### Material
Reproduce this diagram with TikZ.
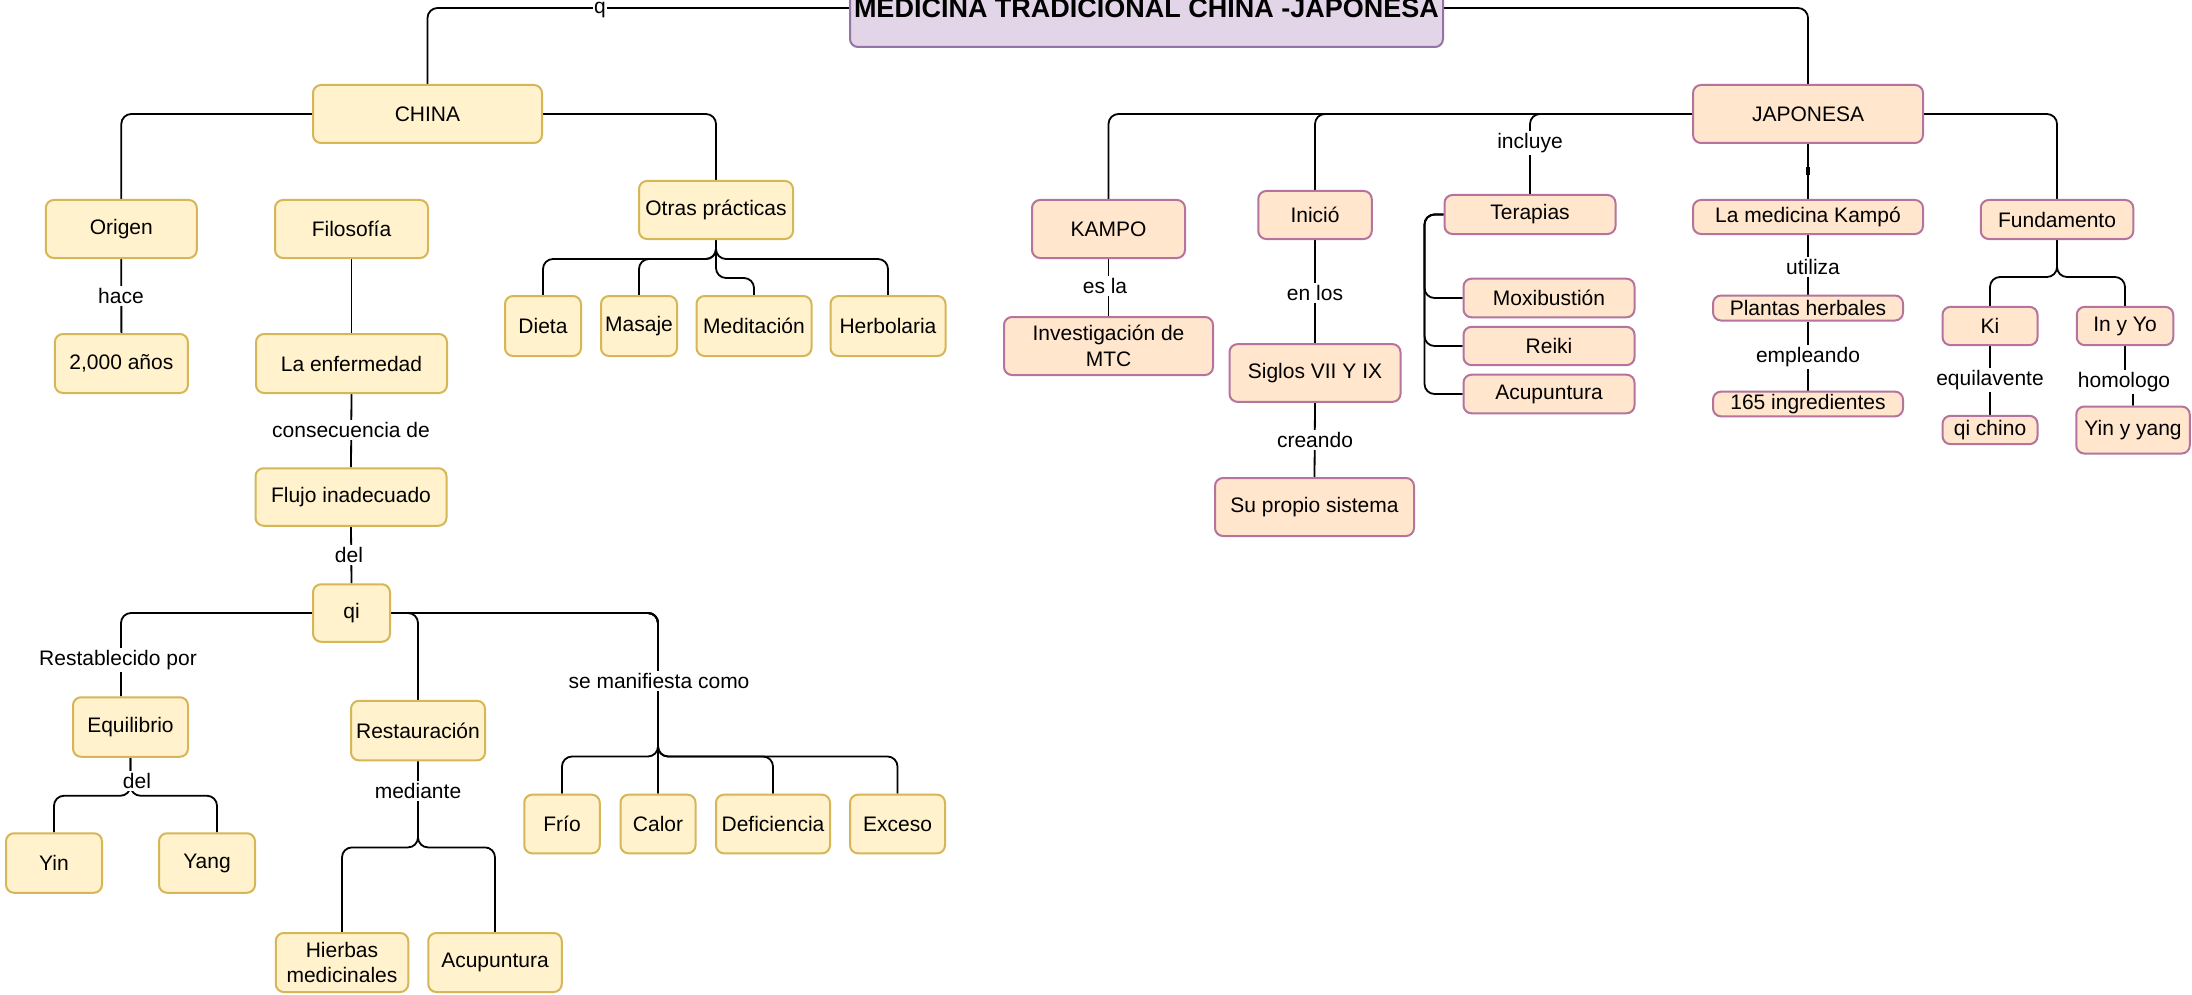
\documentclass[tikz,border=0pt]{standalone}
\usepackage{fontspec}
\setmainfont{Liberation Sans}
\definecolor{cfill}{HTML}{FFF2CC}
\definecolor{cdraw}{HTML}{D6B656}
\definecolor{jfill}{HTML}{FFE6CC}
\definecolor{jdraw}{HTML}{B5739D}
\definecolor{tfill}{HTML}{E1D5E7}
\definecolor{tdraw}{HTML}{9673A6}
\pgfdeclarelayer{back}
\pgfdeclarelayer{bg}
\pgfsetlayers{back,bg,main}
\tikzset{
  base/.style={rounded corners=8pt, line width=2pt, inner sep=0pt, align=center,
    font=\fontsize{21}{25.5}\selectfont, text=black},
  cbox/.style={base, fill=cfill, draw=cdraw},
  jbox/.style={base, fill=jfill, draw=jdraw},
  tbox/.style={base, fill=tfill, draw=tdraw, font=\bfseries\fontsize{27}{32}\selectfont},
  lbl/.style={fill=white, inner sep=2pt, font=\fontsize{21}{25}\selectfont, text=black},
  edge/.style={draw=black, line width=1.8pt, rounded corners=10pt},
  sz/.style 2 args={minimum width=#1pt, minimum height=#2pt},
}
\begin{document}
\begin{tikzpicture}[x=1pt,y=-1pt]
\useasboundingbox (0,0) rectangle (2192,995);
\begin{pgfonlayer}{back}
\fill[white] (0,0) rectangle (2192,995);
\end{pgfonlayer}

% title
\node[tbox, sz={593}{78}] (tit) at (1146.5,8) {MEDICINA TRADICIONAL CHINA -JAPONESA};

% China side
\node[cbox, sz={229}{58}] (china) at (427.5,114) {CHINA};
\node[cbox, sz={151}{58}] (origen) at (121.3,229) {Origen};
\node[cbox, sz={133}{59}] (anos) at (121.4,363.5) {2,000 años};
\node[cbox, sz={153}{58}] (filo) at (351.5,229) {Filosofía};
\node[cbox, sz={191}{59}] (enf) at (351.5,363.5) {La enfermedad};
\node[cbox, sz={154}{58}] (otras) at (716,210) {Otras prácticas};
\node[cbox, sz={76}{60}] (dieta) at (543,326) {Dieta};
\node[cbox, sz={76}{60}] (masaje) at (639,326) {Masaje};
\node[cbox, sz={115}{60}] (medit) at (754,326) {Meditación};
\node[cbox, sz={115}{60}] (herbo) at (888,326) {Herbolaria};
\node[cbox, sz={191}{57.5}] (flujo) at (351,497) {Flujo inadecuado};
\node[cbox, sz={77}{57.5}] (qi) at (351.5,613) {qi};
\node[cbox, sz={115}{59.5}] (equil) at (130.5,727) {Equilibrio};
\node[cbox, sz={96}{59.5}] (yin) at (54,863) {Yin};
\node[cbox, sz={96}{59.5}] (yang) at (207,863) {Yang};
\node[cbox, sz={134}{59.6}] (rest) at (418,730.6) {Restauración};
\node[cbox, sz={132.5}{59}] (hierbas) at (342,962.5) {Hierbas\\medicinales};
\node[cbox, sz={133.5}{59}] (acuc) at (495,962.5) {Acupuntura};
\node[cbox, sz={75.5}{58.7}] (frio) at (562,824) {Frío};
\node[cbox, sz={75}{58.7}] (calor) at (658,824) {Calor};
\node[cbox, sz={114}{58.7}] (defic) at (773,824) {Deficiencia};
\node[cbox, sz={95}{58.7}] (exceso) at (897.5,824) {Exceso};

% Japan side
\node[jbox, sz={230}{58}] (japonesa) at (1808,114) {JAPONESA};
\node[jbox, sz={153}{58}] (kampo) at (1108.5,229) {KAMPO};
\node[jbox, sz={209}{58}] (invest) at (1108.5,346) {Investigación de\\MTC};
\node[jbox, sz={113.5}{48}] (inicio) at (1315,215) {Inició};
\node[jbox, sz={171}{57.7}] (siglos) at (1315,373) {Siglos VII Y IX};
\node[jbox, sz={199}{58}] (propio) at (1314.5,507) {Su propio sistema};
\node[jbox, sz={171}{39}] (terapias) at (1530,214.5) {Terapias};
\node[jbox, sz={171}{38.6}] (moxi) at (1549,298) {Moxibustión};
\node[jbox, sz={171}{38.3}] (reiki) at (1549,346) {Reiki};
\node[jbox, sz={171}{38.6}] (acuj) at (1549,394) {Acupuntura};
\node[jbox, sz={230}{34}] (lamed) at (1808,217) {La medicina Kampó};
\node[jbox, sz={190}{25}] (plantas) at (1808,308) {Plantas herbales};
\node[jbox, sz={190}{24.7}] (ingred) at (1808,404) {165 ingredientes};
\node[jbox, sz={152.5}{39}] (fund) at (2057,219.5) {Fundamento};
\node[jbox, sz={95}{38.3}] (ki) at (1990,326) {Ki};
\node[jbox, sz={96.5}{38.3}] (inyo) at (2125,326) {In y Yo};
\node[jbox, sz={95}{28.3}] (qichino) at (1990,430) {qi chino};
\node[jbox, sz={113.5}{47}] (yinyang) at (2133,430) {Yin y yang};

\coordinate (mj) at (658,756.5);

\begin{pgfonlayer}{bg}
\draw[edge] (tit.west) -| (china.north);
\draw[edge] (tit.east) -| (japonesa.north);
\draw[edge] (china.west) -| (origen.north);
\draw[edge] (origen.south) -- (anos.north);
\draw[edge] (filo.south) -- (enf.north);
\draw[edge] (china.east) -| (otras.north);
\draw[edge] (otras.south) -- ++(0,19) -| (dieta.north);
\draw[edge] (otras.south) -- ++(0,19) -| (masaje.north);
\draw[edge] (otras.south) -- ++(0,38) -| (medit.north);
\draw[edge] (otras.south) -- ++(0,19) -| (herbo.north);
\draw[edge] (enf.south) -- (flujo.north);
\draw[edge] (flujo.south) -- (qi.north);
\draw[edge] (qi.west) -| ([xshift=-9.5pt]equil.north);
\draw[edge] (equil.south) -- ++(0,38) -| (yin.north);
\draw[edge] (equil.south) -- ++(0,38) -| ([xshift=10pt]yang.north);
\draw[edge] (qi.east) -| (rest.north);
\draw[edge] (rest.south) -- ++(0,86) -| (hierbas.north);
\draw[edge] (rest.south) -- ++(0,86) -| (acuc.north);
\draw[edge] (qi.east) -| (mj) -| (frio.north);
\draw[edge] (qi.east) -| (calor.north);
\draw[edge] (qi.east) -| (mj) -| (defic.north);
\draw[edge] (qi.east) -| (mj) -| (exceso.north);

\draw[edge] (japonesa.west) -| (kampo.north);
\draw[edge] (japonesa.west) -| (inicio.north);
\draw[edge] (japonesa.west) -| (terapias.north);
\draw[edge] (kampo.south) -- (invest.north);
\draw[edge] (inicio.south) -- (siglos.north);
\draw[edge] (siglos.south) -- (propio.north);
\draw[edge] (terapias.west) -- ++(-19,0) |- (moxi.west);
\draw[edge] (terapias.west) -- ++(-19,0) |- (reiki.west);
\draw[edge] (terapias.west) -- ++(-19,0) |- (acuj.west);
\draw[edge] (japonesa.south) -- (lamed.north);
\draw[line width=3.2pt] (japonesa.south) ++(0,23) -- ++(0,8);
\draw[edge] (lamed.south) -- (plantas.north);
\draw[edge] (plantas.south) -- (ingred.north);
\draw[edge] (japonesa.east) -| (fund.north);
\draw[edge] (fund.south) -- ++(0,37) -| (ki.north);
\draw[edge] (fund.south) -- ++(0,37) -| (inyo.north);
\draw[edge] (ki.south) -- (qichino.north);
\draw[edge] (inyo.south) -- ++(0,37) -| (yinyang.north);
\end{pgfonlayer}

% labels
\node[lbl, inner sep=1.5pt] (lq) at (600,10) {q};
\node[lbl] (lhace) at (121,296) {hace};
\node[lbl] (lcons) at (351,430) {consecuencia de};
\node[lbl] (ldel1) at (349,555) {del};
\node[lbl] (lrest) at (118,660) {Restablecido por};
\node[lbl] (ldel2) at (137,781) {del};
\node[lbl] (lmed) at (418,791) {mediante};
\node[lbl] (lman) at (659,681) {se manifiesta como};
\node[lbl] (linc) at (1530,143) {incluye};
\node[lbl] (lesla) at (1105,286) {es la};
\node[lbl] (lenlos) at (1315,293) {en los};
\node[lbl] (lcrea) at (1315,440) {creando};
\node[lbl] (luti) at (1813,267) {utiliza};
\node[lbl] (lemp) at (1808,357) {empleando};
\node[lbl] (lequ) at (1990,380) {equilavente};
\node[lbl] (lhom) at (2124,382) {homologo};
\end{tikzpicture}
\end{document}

### Task directions
Write out the lines from the start of the material to the line with "(tit) at (1146.5,8)", inclusive and exactly. Skip the pictures.

### Exercise answer
Reproduce this diagram with TikZ.
\documentclass[tikz,border=0pt]{standalone}
\usepackage{fontspec}
\setmainfont{Liberation Sans}
\definecolor{cfill}{HTML}{FFF2CC}
\definecolor{cdraw}{HTML}{D6B656}
\definecolor{jfill}{HTML}{FFE6CC}
\definecolor{jdraw}{HTML}{B5739D}
\definecolor{tfill}{HTML}{E1D5E7}
\definecolor{tdraw}{HTML}{9673A6}
\pgfdeclarelayer{back}
\pgfdeclarelayer{bg}
\pgfsetlayers{back,bg,main}
\tikzset{
  base/.style={rounded corners=8pt, line width=2pt, inner sep=0pt, align=center,
    font=\fontsize{21}{25.5}\selectfont, text=black},
  cbox/.style={base, fill=cfill, draw=cdraw},
  jbox/.style={base, fill=jfill, draw=jdraw},
  tbox/.style={base, fill=tfill, draw=tdraw, font=\bfseries\fontsize{27}{32}\selectfont},
  lbl/.style={fill=white, inner sep=2pt, font=\fontsize{21}{25}\selectfont, text=black},
  edge/.style={draw=black, line width=1.8pt, rounded corners=10pt},
  sz/.style 2 args={minimum width=#1pt, minimum height=#2pt},
}
\begin{document}
\begin{tikzpicture}[x=1pt,y=-1pt]
\useasboundingbox (0,0) rectangle (2192,995);
\begin{pgfonlayer}{back}
\fill[white] (0,0) rectangle (2192,995);
\end{pgfonlayer}

% title
\node[tbox, sz={593}{78}] (tit) at (1146.5,8) {MEDICINA TRADICIONAL CHINA -JAPONESA};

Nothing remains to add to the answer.